A configuration-management database serves as a central repository of information that documents changes to a network. However, some organizations try to track too many things in one place. When that happens, IT is less likely to use the database, which minimizes the effectiveness of a change-management program.
One alternative is a federated configuration management database (FCMDB), in which configuration data is segmented by type. When needed, relevant information is pulled out of each segment to provide a big-picture view of whatever issue is being addressed. This approach eases data entry and lets data be accessed as needed from any of the databases.
While there are any number of databases that can be included in an FCMDB, at the minimum it should include network management, user management, facilities management and advanced cable management software (ACMS). These databases cover most of the core areas where problems and changes occur.
The first three are obvious - most organizations have network-, user- and facilities-management applications in place in some form. The ACMS, however, is a relatively new technology that complements the others. For example, network management databases will tell you to what switch port a device is connected, but that's all. By integrating it with an ACMS package through an FCMDB, you can also track that device's previous and current connection paths, as well as design future paths from switch port to patch panel to wall jack.
How it works
Here's how an FCMDB would work. Say a user contacts a help desk to report that there is no power in his cubicle, as well as in several others in his workgroup. Others in the area have power, but no network connectivity. Still others appear to have network connectivity but are on different virtual LANs (VLAN). The help desk forwards the trouble ticket to the IT group. By having an FCMDB, IT can:
- Browse to the affected cubicles using the facilities-management database.
- Use the network management database to view UPS information, in which it might see that there was a momentary brownout the previous night and some circuit breakers were tripped.
- See on the network management database that the switch is reporting an error and several ports have an alarm.
- Confirm with the network management database that night users for this group logged on to different workstations and were able to work; because of this, they did not alert the on-call IT personnel to the problem.
- Locate the workstations the night users logged on to using network management database and ACMS.
- Direct the user who made the call and others in his workgroup to operational workstations until the problem is fixed.
Three key advantages
By using an FCMDB rather than an ad hoc change-management system, an IT employee has the data needed to track the source of a problem and determine the scope.
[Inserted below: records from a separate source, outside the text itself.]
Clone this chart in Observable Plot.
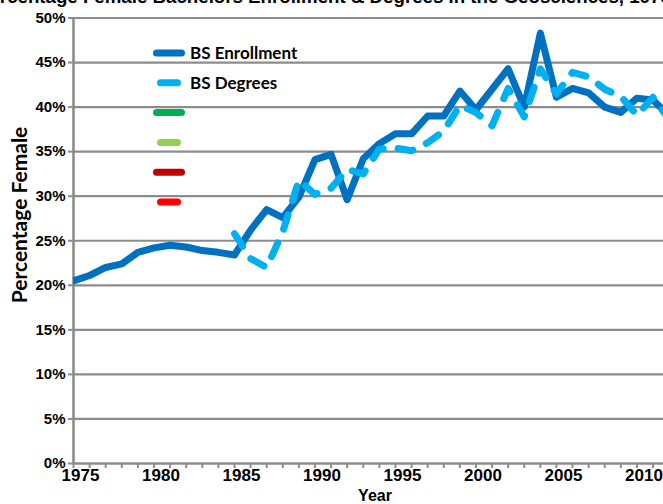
<!DOCTYPE html>
<html><head><meta charset="utf-8">
<script src="https://cdn.jsdelivr.net/npm/d3@7"></script>
<script src="https://cdn.jsdelivr.net/npm/@observablehq/plot@0.6"></script>
<style>
html,body{margin:0;padding:0;background:#fff;overflow:hidden;width:663px;height:504px;}
#chart{position:relative;width:663px;height:504px;}
</style></head><body><div id="chart"></div>
<script>
const titleText = "Percentage Female Bachelors Enrollment & Degrees in the Geosciences, 1975-2012";
const xAxisTitle = "Year";
const yAxisTitle = "Percentage Female";

const enrollYears = [1975,1976,1977,1978,1979,1980,1981,1982,1983,1984,1985,1986,1987,1988,1989,1990,1991,1992,1993,1994,1995,1996,1997,1998,1999,2000,2001,2002,2003,2004,2005,2006,2007,2008,2009,2010,2011,2012];
const enrollment = [20.5,21.1,22.0,22.4,23.7,24.2,24.5,24.3,23.9,23.7,23.4,26.2,28.5,27.6,29.9,34.1,34.7,29.6,34.2,35.9,37.0,37.0,39.0,39.0,41.8,39.7,42.0,44.3,40.0,48.3,41.1,42.1,41.6,40.0,39.4,41.0,40.8,39.0];

const degreeYears = [1985,1986,1987,1988,1989,1990,1991,1992,1993,1994,1995,1996,1997,1998,1999,2000,2001,2002,2003,2004,2005,2006,2007,2008,2009,2010,2011,2012];
const degrees = [25.8,23.0,22.0,26.0,31.8,30.2,30.9,33.0,32.5,35.3,35.4,35.1,36.0,37.3,40.2,39.4,37.9,42.1,38.9,44.3,41.5,43.9,43.4,42.0,41.2,39.1,41.1,38.6];

const xLabelYears = [1975,1980,1985,1990,1995,2000,2005,2010];
const xTickYears = [1975,1976,1977,1978,1979,1980,1981,1982,1983,1984,1985,1986,1987,1988,1989,1990,1991,1992,1993,1994,1995,1996,1997,1998,1999,2000,2001,2002,2003,2004,2005,2006,2007,2008,2009,2010,2011];
const yTicks = [0,5,10,15,20,25,30,35,40,45,50];

const legendNames = ["BS Enrollment","BS Degrees","","","",""];
const legendColors = ["#0070C0","#00B0F0","#00B050","#92D050","#C00000","#FF0000"];
const legendDashed = [false,true,false,true,false,true];

const enrollData = enrollYears.map((year,i)=>({year, value: enrollment[i]}));
const degreeData = degreeYears.map((year,i)=>({year, value: degrees[i]}));

const plot = Plot.plot({
  width: 663, height: 504,
  marginLeft: 73, marginRight: 0, marginTop: 17.5, marginBottom: 41,
  x: {domain: [1975, 2011.65], label: null},
  y: {domain: [0, 50], label: null},
  style: {fontFamily: "'Liberation Sans', Arial, sans-serif", background: "#fff", overflow: "hidden"},
  marks: [
    Plot.gridY(yTicks.filter(d => d > 0), {stroke: "#8c8c8c", strokeOpacity: 1, strokeWidth: 2.2}),
    Plot.ruleX([1975], {stroke: "#8c8c8c", strokeWidth: 2.6}),
    Plot.ruleY([0], {stroke: "#8c8c8c", strokeWidth: 2.6}),
    Plot.axisY({ticks: yTicks, tickSize: 5, tickPadding: 3, tickFormat: d => d + "%", fontSize: 15, fontWeight: "bold", stroke: "#8c8c8c", fill: "#000", strokeWidth: 2}),
    Plot.axisX({ticks: xTickYears, tickSize: 5, tickFormat: () => "", stroke: "#8c8c8c", strokeWidth: 2}),
    Plot.axisX({ticks: xLabelYears, tickSize: 0, tickPadding: 5, dx: 7, tickFormat: d => String(d), fontSize: 17, fontWeight: "bold", fill: "#000"}),
    Plot.line(enrollData, {x: "year", y: "value", stroke: "#0070C0", strokeWidth: 7, strokeLinejoin: "round", clip: true}),
    Plot.line(degreeData, {x: "year", y: "value", stroke: "#00B0F0", strokeWidth: 7, strokeLinejoin: "round", strokeLinecap: "round", strokeDasharray: "15,15", clip: true})
  ]
});

document.getElementById("chart").appendChild(plot);
const svg = d3.select(plot);
const font1 = "'Liberation Sans', Arial, sans-serif";
const font2 = "Lato, 'Open Sans', sans-serif";

// title (cropped at the top and sides in the reference)
svg.append("text").attr("x", -23).attr("y", 3).attr("text-anchor", "start")
  .attr("font-family", font1).attr("font-weight", "bold").attr("font-size", 18.7)
  .attr("fill", "#000").text(titleText);

// axis titles
svg.append("text").attr("x", 375).attr("y", 501).attr("text-anchor", "middle")
  .attr("font-family", font1).attr("font-weight", "bold").attr("font-size", 16)
  .attr("fill", "#000").text(xAxisTitle);
svg.append("text").attr("transform", "translate(27,215) rotate(-90)").attr("text-anchor", "middle")
  .attr("font-family", font2).attr("font-weight", "bold").attr("font-size", 21)
  .attr("fill", "#000").text(yAxisTitle);

// legend
const lg = svg.append("g");
legendNames.forEach((name, i) => {
  const cy = 53 + i * 29.8;
  const x1 = legendDashed[i] ? 160.5 : 156.5;
  const x2 = legendDashed[i] ? 177.5 : 181.5;
  lg.append("line").attr("x1", x1).attr("x2", x2).attr("y1", cy).attr("y2", cy)
    .attr("stroke", legendColors[i]).attr("stroke-width", 7).attr("stroke-linecap", "round");
  if (name) {
    lg.append("text").attr("x", 190).attr("y", cy).attr("dy", "0.35em").attr("text-anchor", "start")
      .attr("font-family", font2).attr("font-weight", "bold").attr("font-size", 17)
      .attr("fill", "#000").text(name);
  }
});
</script></body></html>
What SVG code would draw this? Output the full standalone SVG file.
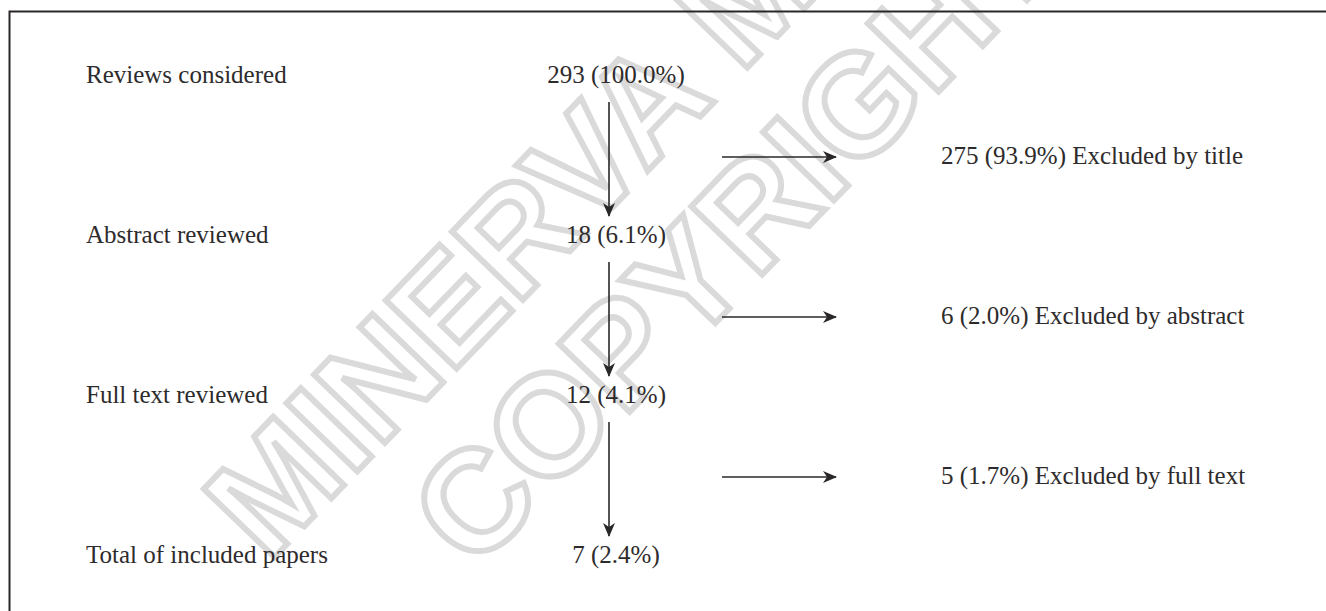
<svg xmlns="http://www.w3.org/2000/svg" width="1326" height="611" viewBox="0 0 1326 611">
<defs>
<style>
.t{font-family:"Liberation Serif","Times New Roman",serif;font-size:25px;fill:#2e2b2c}
.c{text-anchor:middle}
.wm{font-family:"Liberation Sans",Arial,sans-serif;font-weight:bold;font-size:143px;fill:none;stroke:#dadada;stroke-width:6;stroke-linejoin:miter}
.ln{stroke:#2a2728;stroke-width:1.6;fill:none}
</style>
<marker id="ah" viewBox="0 0 14 12" refX="13" refY="6" markerWidth="14" markerHeight="12" markerUnits="userSpaceOnUse" orient="auto">
<path d="M0,0 L14,6 L0,12 L4,6 Z" fill="#2a2728"/>
</marker>
</defs>
<rect x="0" y="0" width="1326" height="611" fill="#ffffff"/>
<g id="watermark">
<text class="wm" transform="translate(268,564) rotate(-46)">MINERVA MEDICA</text>
<text class="wm" transform="translate(474,573) rotate(-46)">COPYRIGHT</text>
</g>
<rect id="frame" x="9.5" y="11.5" width="1330" height="620" fill="none" stroke="#2a2728" stroke-width="2"/>
<g id="labels">
<text class="t" x="86" y="83">Reviews considered</text>
<text class="t" x="86" y="243">Abstract reviewed</text>
<text class="t" x="86" y="403">Full text reviewed</text>
<text class="t" x="86" y="563">Total of included papers</text>
</g>
<g id="n-reviews"><text class="t c" x="616" y="83">293 (100.0%)</text></g>
<g id="n-abstract"><text class="t c" x="616" y="243">18 (6.1%)</text></g>
<g id="n-fulltext"><text class="t c" x="616" y="403">12 (4.1%)</text></g>
<g id="n-included"><text class="t c" x="616" y="563">7 (2.4%)</text></g>
<g id="x-title"><text class="t" x="941" y="164">275 (93.9%) Excluded by title</text></g>
<g id="x-abstract"><text class="t" x="941" y="324">6 (2.0%) Excluded by abstract</text></g>
<g id="x-fulltext"><text class="t" x="941" y="484">5 (1.7%) Excluded by full text</text></g>
<g id="connectors">
<line class="ln" x1="609" y1="102" x2="609" y2="216" marker-end="url(#ah)"/>
<line class="ln" x1="609" y1="262" x2="609" y2="376" marker-end="url(#ah)"/>
<line class="ln" x1="609" y1="422" x2="609" y2="536" marker-end="url(#ah)"/>
<line class="ln" x1="722" y1="157" x2="836" y2="157" marker-end="url(#ah)"/>
<line class="ln" x1="722" y1="317" x2="836" y2="317" marker-end="url(#ah)"/>
<line class="ln" x1="722" y1="477" x2="836" y2="477" marker-end="url(#ah)"/>
</g>
</svg>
Segmented data makes it easier to pull up only what is relevant to a problem, and an administrator is able to find a solution more quickly. Even small changes to an infrastructure can have a cascading effect that leads to downtime and lost productivity.
When you consider that taking even an hour to determine the cause of a problem is now unacceptable in many industries, the old methods of change management are no longer sufficient. An FCMDB assures that information on changes to a network is documented and easily accessible, expediting problem resolution today while also providing a basis for more intelligent planned changes in the future.